** GIVEN DATA **

## START

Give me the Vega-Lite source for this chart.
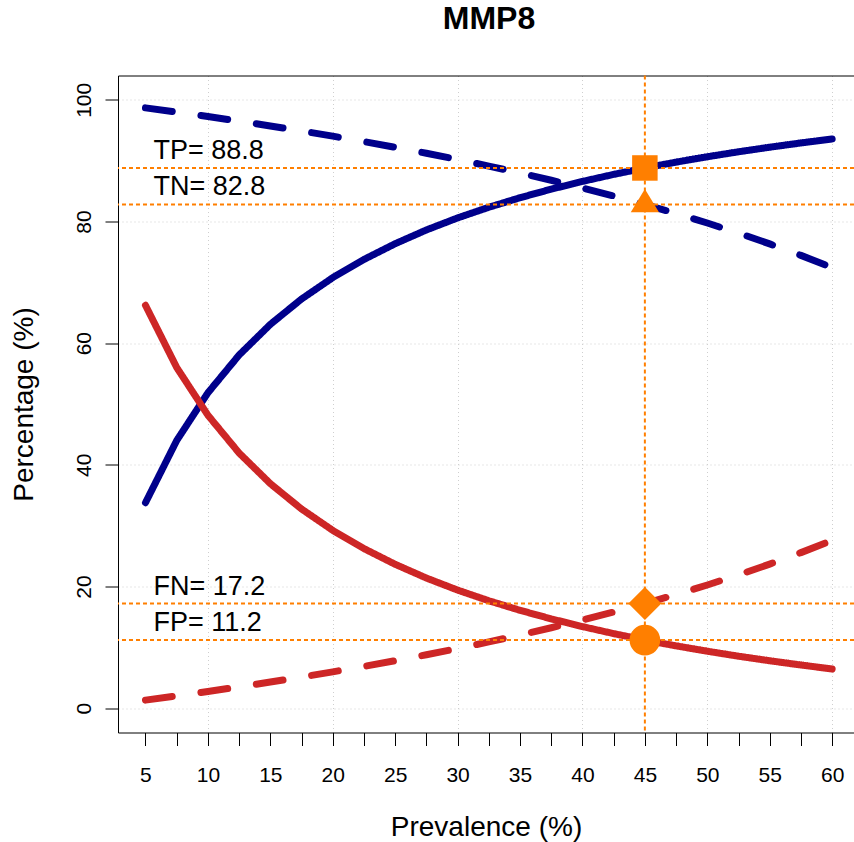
{
  "$schema": "https://vega.github.io/schema/vega-lite/v6.json",
  "width": 736,
  "height": 657,
  "autosize": "none",
  "padding": {"left": 118, "top": 75.5, "right": 0, "bottom": 109.5},
  "background": "white",
  "config": {
    "view": {"stroke": null},
    "font": "Liberation Sans",
    "axis": {"labelFont": "Liberation Sans", "titleFont": "Liberation Sans"}
  },
  "title": {
    "text": "MMP8",
    "font": "Liberation Sans",
    "fontSize": 32,
    "fontWeight": "bold",
    "color": "black",
    "anchor": "middle",
    "baseline": "alphabetic",
    "offset": 14,
    "dx": 3
  },
  "datasets": {
    "curves": [
      {"prev": 5, "TP": 33.77, "TN": 98.68, "FP": 66.23, "FN": 1.32},
      {"prev": 7.5, "TP": 43.99, "TN": 97.98, "FP": 56.01, "FN": 2.02},
      {"prev": 10, "TP": 51.84, "TN": 97.26, "FP": 48.16, "FN": 2.74},
      {"prev": 12.5, "TP": 58.05, "TN": 96.5, "FP": 41.95, "FN": 3.5},
      {"prev": 15, "TP": 63.09, "TN": 95.71, "FP": 36.91, "FN": 4.29},
      {"prev": 17.5, "TP": 67.26, "TN": 94.89, "FP": 32.74, "FN": 5.11},
      {"prev": 20, "TP": 70.77, "TN": 94.03, "FP": 29.23, "FN": 5.97},
      {"prev": 22.5, "TP": 73.77, "TN": 93.14, "FP": 26.23, "FN": 6.86},
      {"prev": 25, "TP": 76.35, "TN": 92.2, "FP": 23.65, "FN": 7.8},
      {"prev": 27.5, "TP": 78.61, "TN": 91.22, "FP": 21.39, "FN": 8.78},
      {"prev": 30, "TP": 80.59, "TN": 90.19, "FP": 19.41, "FN": 9.81},
      {"prev": 32.5, "TP": 82.34, "TN": 89.11, "FP": 17.66, "FN": 10.89},
      {"prev": 35, "TP": 83.91, "TN": 87.97, "FP": 16.09, "FN": 12.03},
      {"prev": 37.5, "TP": 85.32, "TN": 86.78, "FP": 14.68, "FN": 13.22},
      {"prev": 40, "TP": 86.59, "TN": 85.52, "FP": 13.41, "FN": 14.48},
      {"prev": 42.5, "TP": 87.74, "TN": 84.2, "FP": 12.26, "FN": 15.8},
      {"prev": 45, "TP": 88.8, "TN": 82.8, "FP": 11.2, "FN": 17.2},
      {"prev": 47.5, "TP": 89.76, "TN": 81.32, "FP": 10.24, "FN": 18.68},
      {"prev": 50, "TP": 90.64, "TN": 79.75, "FP": 9.36, "FN": 20.25},
      {"prev": 52.5, "TP": 91.46, "TN": 78.09, "FP": 8.54, "FN": 21.91},
      {"prev": 55, "TP": 92.21, "TN": 76.32, "FP": 7.79, "FN": 23.68},
      {"prev": 57.5, "TP": 92.91, "TN": 74.43, "FP": 7.09, "FN": 25.57},
      {"prev": 60, "TP": 93.56, "TN": 72.42, "FP": 6.44, "FN": 27.58}
    ],
    "cut": [
      {"measure": "TP", "prev": 45, "pct": 88.8, "label": "TP= 88.8"},
      {"measure": "TN", "prev": 45, "pct": 82.8, "label": "TN= 82.8"},
      {"measure": "FN", "prev": 45, "pct": 17.2, "label": "FN= 17.2"},
      {"measure": "FP", "prev": 45, "pct": 11.2, "label": "FP= 11.2"}
    ],
    "cutoff": [{"prev": 45}]
  },
  "layer": [
    {
      "data": {"name": "curves"},
      "transform": [{"fold": ["TP", "TN", "FP", "FN"], "as": ["measure", "pct"]}],
      "mark": {"type": "line", "strokeWidth": 7, "strokeCap": "round", "strokeJoin": "round"},
      "encoding": {
        "x": {
          "field": "prev",
          "type": "quantitative",
          "scale": {"domain": [2.8, 61.75], "nice": false, "zero": false},
          "axis": {
            "orient": "bottom",
            "title": "Prevalence (%)",
            "titleFontSize": 28,
            "titleFontWeight": "normal",
            "titleColor": "black",
            "titleBaseline": "alphabetic",
            "titleY": 102.5,
            "values": [5, 7.5, 10, 12.5, 15, 17.5, 20, 22.5, 25, 27.5, 30, 32.5, 35, 37.5, 40, 42.5, 45, 47.5, 50, 52.5, 55, 57.5, 60],
            "labelExpr": "datum.value % 5 === 0 ? format(datum.value, 'd') : ''",
            "labelFontSize": 21,
            "labelColor": "black",
            "labelPadding": 19,
            "labelFlush": false,
            "labelOverlap": false,
            "tickSize": 13,
            "tickColor": "black",
            "tickWidth": 1,
            "domainColor": "black",
            "domainWidth": 1,
            "grid": true,
            "gridColor": "#cfcfcf",
            "gridDash": [1, 3],
            "gridWidth": 1,
            "gridOpacity": {"condition": {"test": "datum.value % 10 === 0", "value": 1}, "value": 0}
          }
        },
        "y": {
          "field": "pct",
          "type": "quantitative",
          "scale": {"domain": [-4, 104], "nice": false, "zero": false},
          "axis": {
            "title": "Percentage (%)",
            "titleFontSize": 28,
            "titleFontWeight": "normal",
            "titleColor": "black",
            "titleAngle": 270,
            "titleBaseline": "alphabetic",
            "titleAlign": "center",
            "titleX": -86,
            "titleY": 328.5,
            "values": [0, 20, 40, 60, 80, 100],
            "labelAngle": 270,
            "labelAlign": "center",
            "labelBaseline": "alphabetic",
            "labelFontSize": 21,
            "labelColor": "black",
            "labelPadding": 15,
            "labelFlush": false,
            "labelOverlap": false,
            "tickSize": 13,
            "tickColor": "black",
            "domainColor": "black",
            "grid": true,
            "gridColor": "#cfcfcf",
            "gridDash": [1, 3]
          }
        },
        "color": {
          "field": "measure",
          "type": "nominal",
          "scale": {"domain": ["TP", "TN", "FP", "FN"], "range": ["#00008B", "#00008B", "#CD2626", "#CD2626"]},
          "legend": null
        },
        "strokeDash": {
          "field": "measure",
          "type": "nominal",
          "scale": {"domain": ["TP", "TN", "FP", "FN"], "range": [[1, 0], [27, 29], [1, 0], [27, 29]]},
          "legend": null
        }
      }
    },
    {
      "data": {"name": "cut"},
      "mark": {"type": "rule", "color": "#FF7F00", "strokeWidth": 2, "strokeDash": [4, 3]},
      "encoding": {
        "y": {"field": "pct", "type": "quantitative", "scale": {"domain": [-4, 104], "nice": false, "zero": false}}
      }
    },
    {
      "data": {"name": "cutoff"},
      "mark": {"type": "rule", "color": "#FF7F00", "strokeWidth": 2, "strokeDash": [4, 3]},
      "encoding": {
        "x": {
          "field": "prev",
          "type": "quantitative",
          "scale": {"domain": [2.8, 61.75], "nice": false, "zero": false},
          "axis": {"orient": "top", "title": null, "labels": false, "ticks": false, "grid": false, "domain": true, "domainColor": "black", "domainWidth": 1}
        }
      }
    },
    {
      "data": {"name": "cut"},
      "mark": {"type": "point", "filled": true, "opacity": 1, "color": "#FF7F00", "strokeWidth": 0},
      "encoding": {
        "x": {"field": "prev", "type": "quantitative", "scale": {"domain": [2.8, 61.75], "nice": false, "zero": false}, "axis": null},
        "y": {"field": "pct", "type": "quantitative", "scale": {"domain": [-4, 104], "nice": false, "zero": false}},
        "shape": {
          "field": "measure",
          "type": "nominal",
          "scale": {"domain": ["TP", "TN", "FP", "FN"], "range": ["square", "M0,-1.1L1,0.55L-1,0.55Z", "circle", "diamond"]},
          "legend": null
        },
        "size": {
          "field": "measure",
          "type": "nominal",
          "scale": {"domain": ["TP", "TN", "FP", "FN"], "range": [650, 1089, 625, 700]},
          "legend": null
        }
      }
    },
    {
      "data": {"name": "cut"},
      "mark": {"type": "text", "align": "left", "baseline": "alphabetic", "dx": 8, "dy": -9, "fontSize": 27, "font": "Liberation Sans", "color": "black"},
      "encoding": {
        "x": {"datum": 5, "type": "quantitative", "scale": {"domain": [2.8, 61.75], "nice": false, "zero": false}, "axis": null},
        "y": {"field": "pct", "type": "quantitative", "scale": {"domain": [-4, 104], "nice": false, "zero": false}},
        "text": {"field": "label"}
      }
    }
  ],
  "resolve": {"axis": {"x": "independent"}}
}
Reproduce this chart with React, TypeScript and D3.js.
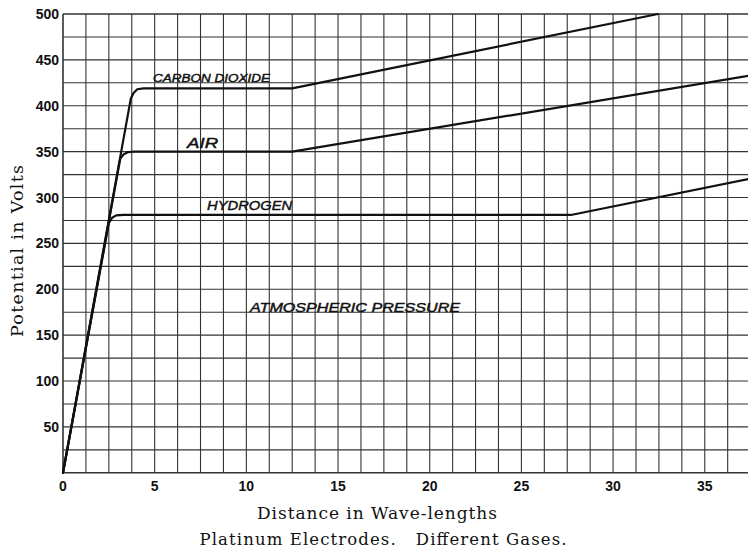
import React from "react";
import * as d3 from "d3";

// ---- data ----
const xTicks = [0, 5, 10, 15, 20, 25, 30, 35];
const yTicks = [50, 100, 150, 200, 250, 300, 350, 400, 450, 500];

const carbonDioxide: [number, number][] = [
  [0, 0], [3.7, 408], [3.85, 414], [4.05, 418], [4.4, 419], [12.5, 419], [32.45, 500],
];
const air: [number, number][] = [
  [0, 0], [3.12, 342], [3.3, 347], [3.55, 349.5], [3.9, 350], [12.5, 350], [37.5, 433],
];
const hydrogen: [number, number][] = [
  [0, 0], [2.5, 272], [2.68, 278], [2.9, 280.5], [3.3, 281], [27.7, 281], [37.5, 320.5],
];

const seriesNames = ["CARBON DIOXIDE", "AIR", "HYDROGEN"];
const annotationText = "ATMOSPHERIC PRESSURE";
const xTitle = "Distance in Wave-lengths";
const yTitle = "Potential in Volts";
const caption = "Platinum Electrodes.   Different Gases.";

// ---- layout ----
const W = 748;
const H = 549;
const cell = 22.92;
const left = 63;
const top = 14;
const bottom = 472.8;

export default function App() {
  const x = d3.scaleLinear().domain([0, 37.5]).range([left, left + 30 * cell]);
  const y = d3.scaleLinear().domain([0, 500]).range([bottom, top]);

  const xGrid = d3.range(0, 37.5 + 0.001, 1.25);
  const yGrid = d3.range(0, 500 + 0.001, 25);

  const line = d3
    .line<[number, number]>()
    .x((d) => x(d[0]))
    .y((d) => y(d[1]))
    .curve(d3.curveLinear);

  const series = [carbonDioxide, air, hydrogen];

  const labels = [
    { text: seriesNames[0], u: 4.91, v: 426, len: 117, size: 11.5 },
    { text: seriesNames[1], u: 6.77, v: 354, len: 31, size: 14 },
    { text: seriesNames[2], u: 7.86, v: 286.4, len: 85, size: 13.5 },
    { text: annotationText, u: 10.2, v: 175.2, len: 210, size: 13.5 },
  ];

  const gridColor = "#333";

  return (
    <svg
      width={W}
      height={H}
      viewBox={`0 0 ${W} ${H}`}
      style={{ position: "absolute", left: 0, top: 0, background: "#fff" }}
    >
      <rect x={0} y={0} width={W} height={H} fill="#fff" />
      <g>
        {xGrid.map((g, i) => (
          <line
            key={"vx" + i}
            x1={x(g)}
            x2={x(g)}
            y1={y(0)}
            y2={y(500)}
            stroke={gridColor}
            strokeWidth={i === 0 ? 1.6 : 1.1}
          />
        ))}
        {yGrid.map((g, i) => (
          <line
            key={"hy" + i}
            x1={x(0)}
            x2={x(37.5)}
            y1={y(g)}
            y2={y(g)}
            stroke={gridColor}
            strokeWidth={i === 0 || g === 500 ? 1.6 : 1.1}
          />
        ))}
      </g>
      <g fill="none" stroke="#111" strokeWidth={2.2} strokeLinejoin="round" strokeLinecap="round">
        {series.map((s, i) => (
          <path key={"s" + i} d={line(s) || ""} />
        ))}
      </g>
      <g
        fontFamily="'Liberation Sans', Arial, sans-serif"
        fontStyle="italic"
        fill="#111"
        stroke="#111"
        strokeWidth={0.45}
      >
        {labels.map((l, i) => (
          <text
            key={"l" + i}
            x={x(l.u)}
            y={y(l.v)}
            fontSize={l.size}
            textLength={l.len}
            lengthAdjust="spacingAndGlyphs"
          >
            {l.text}
          </text>
        ))}
      </g>
      <g
        fontFamily="'Liberation Sans Narrow', 'Liberation Sans', Arial, sans-serif"
        fontWeight="bold"
        fontSize={14}
        fill="#111"
      >
        {yTicks.map((t) => (
          <text key={"yt" + t} x={59} y={y(t)} dy="0.36em" textAnchor="end">
            {t}
          </text>
        ))}
        {xTicks.map((t) => (
          <text key={"xt" + t} x={x(t)} y={491} textAnchor="middle">
            {t}
          </text>
        ))}
      </g>
      <g fontFamily="'DejaVu Serif', 'Liberation Serif', serif" fill="#111">
        <text
          x={377}
          y={519}
          fontSize={17}
          textAnchor="middle"
          textLength={240}
          lengthAdjust="spacing"
        >
          {xTitle}
        </text>
        <text
          x={383}
          y={545}
          fontSize={16.5}
          textAnchor="middle"
          textLength={367}
          lengthAdjust="spacing"
          style={{ whiteSpace: "pre" }}
        >
          {caption}
        </text>
        <text
          transform={`translate(23, 251) rotate(-90)`}
          fontSize={17.5}
          textAnchor="middle"
          textLength={172}
          lengthAdjust="spacing"
        >
          {yTitle}
        </text>
      </g>
    </svg>
  );
}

## END

Pick out the lines containing the word "React" and show them.

Reproduce this chart with React, TypeScript and D3.js.
import React from "react";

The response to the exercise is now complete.